Subsidence, caused by growing populations and increased extraction of underground water, oil and gas, is a problem in cities globally. For example, previous satellite measurements have shown that some areas of Jakarta are sinking at more than 20 centimetres per year 4 , and the San Joaquin Valley in California — home to several cities — by up to 60 centimetres per year.

The new study, which has been accepted for publication in R emote Sensing of Environment, estimates that around 10% of the urban area of Tehran is affected, along with many satellite towns and villages to the city’s southwest. “When walking around these areas, we see uneven street surfaces, shifted curbs, cracks in the walls and even tilted buildings, some of which have had to be demolished,” says Motagh.

Huge fissures — several kilometres in length and up to four metres wide and deep — have opened up in the land to the southeast of Tehran, some of which are threatening to topple power-transmission lines and buckle railways.

And the growth of underground cracks sometimes produces sudden sinkholes. “One farmer I met was locked up for hours when the ground gave way beneath him and he fell into a six-metre-deep crack,” says Ali Beitollahi, head of engineering seismology at the Building and Housing Research Center in Tehran. Such farmland is becoming unviable, because the cracks drain irrigation water from the surface and leave crops parched.

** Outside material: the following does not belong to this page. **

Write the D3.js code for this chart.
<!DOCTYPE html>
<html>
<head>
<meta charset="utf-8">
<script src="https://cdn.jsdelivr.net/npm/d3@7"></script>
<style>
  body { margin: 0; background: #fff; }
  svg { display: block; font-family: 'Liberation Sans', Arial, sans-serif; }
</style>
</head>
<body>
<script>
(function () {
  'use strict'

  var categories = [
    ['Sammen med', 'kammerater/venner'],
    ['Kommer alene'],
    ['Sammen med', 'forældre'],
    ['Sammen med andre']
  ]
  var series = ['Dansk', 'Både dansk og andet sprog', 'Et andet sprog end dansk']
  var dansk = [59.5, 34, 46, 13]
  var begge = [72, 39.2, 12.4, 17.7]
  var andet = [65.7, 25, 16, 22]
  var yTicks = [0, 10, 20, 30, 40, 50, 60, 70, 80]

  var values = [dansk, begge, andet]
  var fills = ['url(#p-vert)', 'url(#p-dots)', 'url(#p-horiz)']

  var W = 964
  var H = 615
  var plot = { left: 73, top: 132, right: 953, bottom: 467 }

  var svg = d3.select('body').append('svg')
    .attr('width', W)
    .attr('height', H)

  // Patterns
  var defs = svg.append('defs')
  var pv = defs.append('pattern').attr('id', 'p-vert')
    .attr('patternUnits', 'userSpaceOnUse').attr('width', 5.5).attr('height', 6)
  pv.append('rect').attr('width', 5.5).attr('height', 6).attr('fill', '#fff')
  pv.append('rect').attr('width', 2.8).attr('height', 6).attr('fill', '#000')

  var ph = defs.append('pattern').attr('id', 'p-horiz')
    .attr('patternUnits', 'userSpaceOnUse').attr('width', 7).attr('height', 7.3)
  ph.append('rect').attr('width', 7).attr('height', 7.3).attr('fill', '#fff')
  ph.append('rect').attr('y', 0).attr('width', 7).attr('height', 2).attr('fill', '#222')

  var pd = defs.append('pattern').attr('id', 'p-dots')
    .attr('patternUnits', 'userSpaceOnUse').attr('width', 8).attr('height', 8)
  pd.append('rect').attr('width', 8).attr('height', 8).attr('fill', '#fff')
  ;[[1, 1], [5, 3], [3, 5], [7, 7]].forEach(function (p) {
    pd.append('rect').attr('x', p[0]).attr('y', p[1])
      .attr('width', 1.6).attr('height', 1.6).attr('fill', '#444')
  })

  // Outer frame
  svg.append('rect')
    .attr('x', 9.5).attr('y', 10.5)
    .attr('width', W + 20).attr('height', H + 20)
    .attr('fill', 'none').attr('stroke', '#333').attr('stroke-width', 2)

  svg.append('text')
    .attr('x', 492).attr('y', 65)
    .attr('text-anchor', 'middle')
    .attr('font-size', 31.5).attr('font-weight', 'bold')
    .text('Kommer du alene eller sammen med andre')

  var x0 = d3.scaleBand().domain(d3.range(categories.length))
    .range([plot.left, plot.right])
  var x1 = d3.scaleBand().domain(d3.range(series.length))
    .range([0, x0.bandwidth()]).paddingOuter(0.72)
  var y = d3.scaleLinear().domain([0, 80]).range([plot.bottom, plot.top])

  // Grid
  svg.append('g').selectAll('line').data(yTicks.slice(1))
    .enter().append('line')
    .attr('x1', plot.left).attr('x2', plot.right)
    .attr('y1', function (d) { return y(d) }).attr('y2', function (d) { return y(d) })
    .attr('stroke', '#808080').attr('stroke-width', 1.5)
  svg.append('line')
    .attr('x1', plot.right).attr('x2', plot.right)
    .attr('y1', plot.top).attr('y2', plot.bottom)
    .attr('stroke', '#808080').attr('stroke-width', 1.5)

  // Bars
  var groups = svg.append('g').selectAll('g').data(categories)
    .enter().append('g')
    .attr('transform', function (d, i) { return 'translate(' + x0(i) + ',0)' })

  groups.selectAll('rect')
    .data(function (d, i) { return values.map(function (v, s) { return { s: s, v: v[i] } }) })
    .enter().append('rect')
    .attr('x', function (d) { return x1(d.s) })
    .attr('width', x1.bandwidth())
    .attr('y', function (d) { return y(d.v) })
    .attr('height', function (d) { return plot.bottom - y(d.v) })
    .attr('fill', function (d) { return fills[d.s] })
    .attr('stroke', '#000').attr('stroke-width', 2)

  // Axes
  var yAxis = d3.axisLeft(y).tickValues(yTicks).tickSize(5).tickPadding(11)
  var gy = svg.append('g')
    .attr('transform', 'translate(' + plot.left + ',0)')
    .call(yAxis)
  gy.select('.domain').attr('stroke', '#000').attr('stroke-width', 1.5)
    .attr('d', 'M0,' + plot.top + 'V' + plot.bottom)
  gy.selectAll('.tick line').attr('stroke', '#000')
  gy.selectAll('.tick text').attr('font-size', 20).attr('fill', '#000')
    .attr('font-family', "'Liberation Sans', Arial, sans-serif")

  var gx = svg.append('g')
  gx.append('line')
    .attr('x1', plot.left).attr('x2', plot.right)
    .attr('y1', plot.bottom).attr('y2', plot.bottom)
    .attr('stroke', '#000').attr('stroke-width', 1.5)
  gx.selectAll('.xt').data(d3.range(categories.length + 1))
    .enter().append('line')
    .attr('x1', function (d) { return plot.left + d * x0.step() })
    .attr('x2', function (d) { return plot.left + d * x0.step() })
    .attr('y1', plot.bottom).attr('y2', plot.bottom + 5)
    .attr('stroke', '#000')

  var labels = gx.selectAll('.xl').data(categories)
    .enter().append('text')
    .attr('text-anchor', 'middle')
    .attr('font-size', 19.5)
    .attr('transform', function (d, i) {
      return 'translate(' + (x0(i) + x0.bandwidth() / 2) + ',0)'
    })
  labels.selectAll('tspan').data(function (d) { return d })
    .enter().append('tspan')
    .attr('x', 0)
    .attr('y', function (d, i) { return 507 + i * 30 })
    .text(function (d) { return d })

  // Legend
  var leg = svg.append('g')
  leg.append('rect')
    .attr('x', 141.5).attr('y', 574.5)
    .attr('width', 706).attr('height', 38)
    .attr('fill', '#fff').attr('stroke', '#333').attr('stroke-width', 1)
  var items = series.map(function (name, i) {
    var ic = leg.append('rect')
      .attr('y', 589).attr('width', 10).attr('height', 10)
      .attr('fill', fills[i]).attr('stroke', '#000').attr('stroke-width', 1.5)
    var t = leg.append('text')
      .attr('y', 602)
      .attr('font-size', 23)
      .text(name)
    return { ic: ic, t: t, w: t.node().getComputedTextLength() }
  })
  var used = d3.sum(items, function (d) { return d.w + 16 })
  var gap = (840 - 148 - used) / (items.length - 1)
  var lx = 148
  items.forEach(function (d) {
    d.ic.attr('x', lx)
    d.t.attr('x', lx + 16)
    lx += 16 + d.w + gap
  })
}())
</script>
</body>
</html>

Surveys carried out over the past year by Beitollahi and his colleagues estimate that the areas with significant subsidence in and around Tehran host 120 kilometres of railway, 2,300 kilometres of road, 21 bridges, 30 kilometres of oil pipeline, 200 kilometres of gas pipeline, 70 kilometres of high-voltage electricity lines and more than 250,000 buildings.

Urban sprawl

Motagh and Haghshenas Haghighi’s data show how the subsidence has marched steadily eastwards since 2003, starting with agricultural land and encroaching on the urban fringes of the city. Another subsidence zone is creeping towards Tehran’s airport.

A combination of population growth — the city’s population has doubled in the past 40 years — droughts and large dams, which capture rainwater and prevent aquifers from recharging, has exacerbated the problem.

The authorities are fighting a losing battle as they try to regulate water extraction. Beitollahi believes that some 100,000 illegal wells have been blocked across Iran, but an estimated 30,000 are still in operation across Greater Tehran.

The sinking that has already happened might be irreversible, the study hints. By looking at water depth measurements from wells in the affected areas, the researchers found that the ground is failing to bounce back, even after rainfall, which suggests that the porosity of the rock has been permanently lost. That loss could lead to more flash flooding, says Linlin Ge, an engineer at the University of New South Wales in Sydney, Australia, because without pores, the water no longer has anywhere to go.